With the water wars firmly entrenched on the Monterey Peninsula, the question of using the Salinas River water to complement usage from the Carmel River is an interesting alternative. Jarrod sent me an email and asked, "Dear Jon, with all this talk about over-pumping the Carmel River, why can't the Monterey Peninsula get water from the Salinas River?" One water manager responds: If there's a will there's a way.
Currently, California American Water Company wants to build a new desalination plant for peninsula water requirements by 2018, at a cost of over $400 million. But then there's Measure O on the ballot this June, which proposes to take Cal-Am's assets public, citing miss management and rising water bills. This contentious battle even pits mayors from peninsula cities who are promoting a "No on Measure O" vote, against many in their own constituency who have no love for Cal-Am and seek a "Yes on Measure O" vote.
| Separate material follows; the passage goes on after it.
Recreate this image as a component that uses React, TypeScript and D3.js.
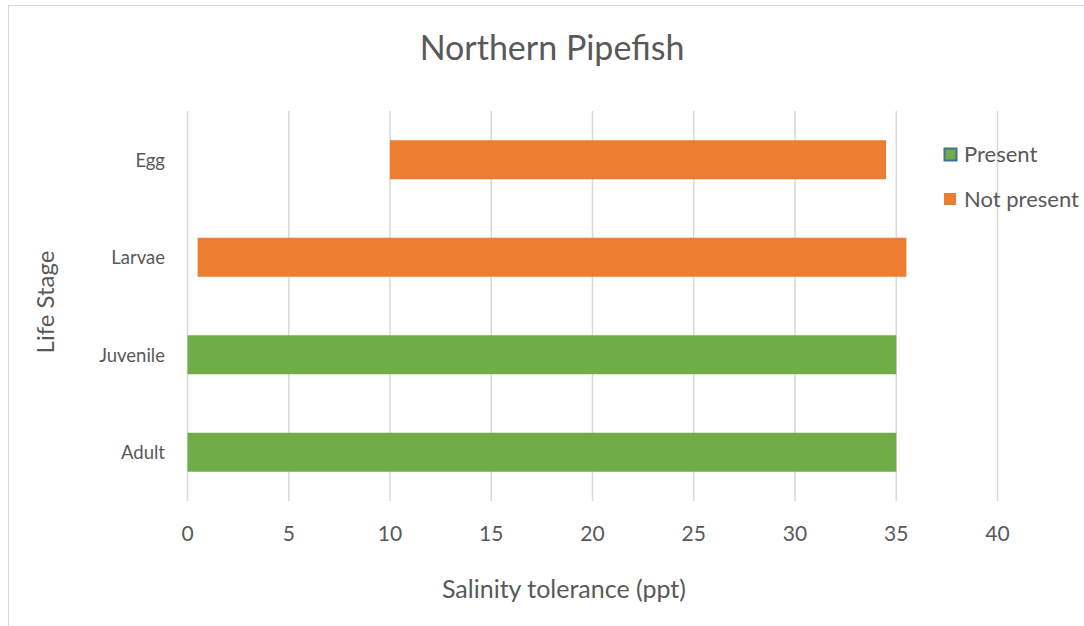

So I went to the general manager at the Monterey Peninsula Water Management District Dave Stoldt with Jarrod's question. He tells me, yes, water from the Salinas River could be used for the peninsula!
Stodlt says Salinas River water rights are already spoken for and permits have been issued by the State Water Resources Board. So in order for the Monterey Peninsula jurisdictions to have access to Salinas River water, they would need to seek to make a deal for water under an existing permit.
One example, Stoldt says, is the permit held by the County Water Resources Agency. That permit is for 135,000 acre feet of water (1 acre foot equals 325,000 gallons of water). That water right is for over half of the Salinas River outflow of 242,000 acre feet per year.
Stoldt says the county agency uses very little of its allocation.
So to use the Salinas River for the peninsula, Stodlt says, the County Water Resources Agency would have to petition to change the diversion point and change the location of where it would use the water with the State Water Resources Board. In order to make that happen, Monterey Peninsula jurisdictions would have to make it economically sweet for the County Water Resources Agency to give up the water. In other words, show me the money!
If that were to happen, Stoldt says, their analysis shows it could be half to two-thirds the cost of a desalination plant!